Antonio Aguirre Data Modelling·Bayesian Statistics·Machine Learning

On Bayesian Methodology. Part 3/6

III. Using Constructed Data to Find and Understand Problems

Fake-Data Simulation

The core idea of fake-data simulation is to test whether a procedure can recover correct parameter values when applied to simulated data. This involves the following steps:

  1. Simulate Fake Data:
    Choose reasonable parameter values and generate a fake dataset that matches the size, structure, and shape of the original data.

  2. Evaluate the Procedure:
    • Information Beyond the Prior: Simulate fake data from the model using fixed, known parameters and check if the observed data adds meaningful information. Analyze point estimates and the coverage of posterior intervals.
    • Parameter Recovery: Assess whether the true parameters are recovered within the uncertainty range implied by the fitted posterior distribution.
    • Behavior Across Parameter Space: Explore how the model behaves in different regions of the parameter space, revealing the various “stories” the model encodes about data generation.
  3. Two-Step Procedure:
    Fit the model to real data, draw parameters from the resulting posterior distribution, and use these parameters for fake-data checking.
Key Insight:
  • If a model cannot make reliable inferences on fake data generated from itself, it’s unlikely to provide reasonable inferences on real data.
  • While fake-data simulations help evaluate a model’s ability to recover parameters, they also highlight potential weaknesses.
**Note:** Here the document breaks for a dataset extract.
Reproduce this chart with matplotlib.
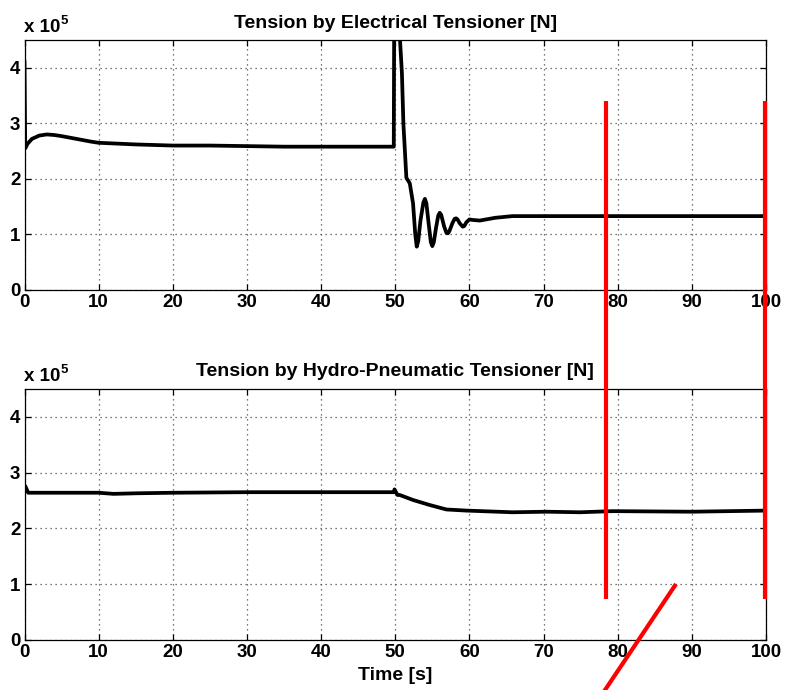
import matplotlib
matplotlib.use("Agg")
import matplotlib.pyplot as plt
from matplotlib.lines import Line2D

plt.rcParams['font.family'] = ['Liberation Sans', 'DejaVu Sans']
plt.rcParams['font.weight'] = 'bold'

# Tension by electrical tensioner (x 1e5 N)
t_elec = [0, 0.1, 0.4, 1, 2, 3, 4, 5, 7, 9, 10, 15, 20, 25, 30, 35, 40, 45, 49.8,
          49.85, 50.6, 50.9, 51.1, 51.5, 51.96, 52.4, 52.7, 52.9, 53.1, 53.4,
          53.8, 54.0, 54.2, 54.5, 54.8, 55.0, 55.2, 55.5, 55.8, 56.0, 56.2,
          56.6, 56.9, 57.1, 57.3, 57.7, 58.0, 58.2, 58.4, 58.7, 59.1, 59.3,
          59.6, 60.0, 60.5, 61.4, 63.5, 65.8, 70, 75, 80, 90, 100]
f_elec = [4.1, 2.55, 2.63, 2.72, 2.78, 2.8, 2.79, 2.77, 2.72, 2.67, 2.65, 2.62,
          2.6, 2.6, 2.59, 2.58, 2.58, 2.58, 2.58,
          4.6, 4.6, 3.9, 2.99, 2.02, 1.92, 1.56, 1.0, 0.78, 0.88, 1.25,
          1.58, 1.64, 1.56, 1.2, 0.86, 0.79, 0.86, 1.12, 1.34, 1.39, 1.35,
          1.14, 1.03, 1.02, 1.06, 1.2, 1.28, 1.29, 1.27, 1.2, 1.14, 1.15,
          1.22, 1.27, 1.26, 1.25, 1.3, 1.33, 1.33, 1.33, 1.33, 1.33, 1.33]

# Tension by hydro-pneumatic tensioner (x 1e5 N)
t_hydro = [0, 0.1, 0.5, 5, 10, 12, 15, 20, 30, 40, 45, 49.8, 49.9, 50.3, 50.6,
           52.4, 54.65, 56.9, 59.6, 65.8, 70.4, 74.9, 79.3, 90, 100]
f_hydro = [2.7, 2.76, 2.64, 2.64, 2.64, 2.62, 2.63, 2.64, 2.65, 2.65, 2.65, 2.65,
           2.7, 2.6, 2.6, 2.51, 2.42, 2.34, 2.32, 2.29, 2.30, 2.29, 2.31, 2.30, 2.32]

titles = ['Tension by Electrical Tensioner [N]',
          'Tension by Hydro-Pneumatic Tensioner [N]']
x_ticks = list(range(0, 101, 10))
y_ticks = [0, 1, 2, 3, 4]

fig = plt.figure(figsize=(7.88, 6.90), dpi=100)
W, H = 788, 690
ax_top = fig.add_axes([24.5 / W, 1 - 290 / H, (766 - 24.5) / W, 250 / H])
ax_bot = fig.add_axes([24.5 / W, 1 - 640 / H, (766 - 24.5) / W, 251 / H])

for ax, t, f, title in [(ax_top, t_elec, f_elec, titles[0]),
                        (ax_bot, t_hydro, f_hydro, titles[1])]:
    ax.plot(t, f, color='black', lw=2.7, solid_joinstyle='round')
    ax.set_xlim(0, 100)
    ax.set_ylim(0, 4.5)
    ax.set_xticks(x_ticks)
    ax.set_yticks(y_ticks)
    ax.tick_params(direction='in', length=4, width=0.9, top=True, right=True,
                   labelsize=13.5, pad=3)
    for lab in ax.get_xticklabels() + ax.get_yticklabels():
        lab.set_fontweight('bold')
    ax.grid(True, color='0.3', linestyle=(0, (1, 3)), lw=0.9)
    for s in ax.spines.values():
        s.set_linewidth(0.9)
    ax.set_title(title, fontsize=14, fontweight='bold', pad=9)
    base = ax.annotate('x 10', xy=(0, 1), xycoords='axes fraction',
                       xytext=(-1, 8), textcoords='offset pixels',
                       ha='left', va='baseline', fontsize=13.5, fontweight='bold')
    ax.annotate('5', xy=(1, 1), xycoords=base, xytext=(1, 4),
                textcoords='offset pixels', ha='left', va='top',
                fontsize=9.5, fontweight='bold')

ax_bot.set_xlabel('Time [s]', fontsize=14, fontweight='bold', labelpad=4)

# red marker strokes over the figure (pixel coordinates)
red_strokes = [((606, 101), (606, 599)),
               ((765, 101), (765, 599)),
               ((676, 584), (603, 693))]
for (x0, y0), (x1, y1) in red_strokes:
    fig.add_artist(Line2D([x0 / W, x1 / W], [1 - y0 / H, 1 - y1 / H],
                          transform=fig.transFigure, color='#ff0000', lw=3,
                          solid_capstyle='butt'))

fig.savefig('out.png', dpi=100)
For example:

    • Creating fake data that causes the procedure to fail can deepen understanding of an inference method.
    • Overparameterized models may yield comparable predictions despite wildly different parameter estimates, limiting the usefulness of predictive checks.

    Simulation-Based Calibration (SBC)

    SBC provides a more comprehensive approach than truth-point benchmarking by fitting the model multiple times and comparing posterior distributions to simulated data. However, SBC has its challenges:

    • Computational Cost: Requires significant resources to fit the model repeatedly.
    • Priors and Modeler Bias:
      • Weakly informative priors, often chosen conservatively, can lead to extreme datasets during SBC.
      • This mismatch can obscure insights about calibration and posterior behavior.
    Open Research Question: How effective is SBC with a limited number of simulations?

    Simulation-based calibration and truth-point benchmarking are complementary, with SBC offering broader insights but at a higher computational expense.

    Experimentation Using Constructed Data

    Simulating data from different scenarios provides valuable insights into models and inference methods. This experimentation allows practitioners to:

    • Understand how a model performs under varying conditions.
    • Explore the limits of inferences by fitting the model to data generated from challenging scenarios.
    • Gain a deeper understanding of both computational issues and the underlying data.
    Important Consideration: Testing a model with a single fake dataset is not sufficient.
  • Even if the computational algorithm works, there’s a 5% chance that a random draw will fall outside a 95% uncertainty interval.
  • Bayesian inference is calibrated only when averaging over the prior.
  • Parameter recovery can fail not because of algorithmic errors but due to insufficient information in the observed data.
  • Simulation of statistical systems under diverse conditions not only addresses computational challenges but also enhances our understanding of data and inference.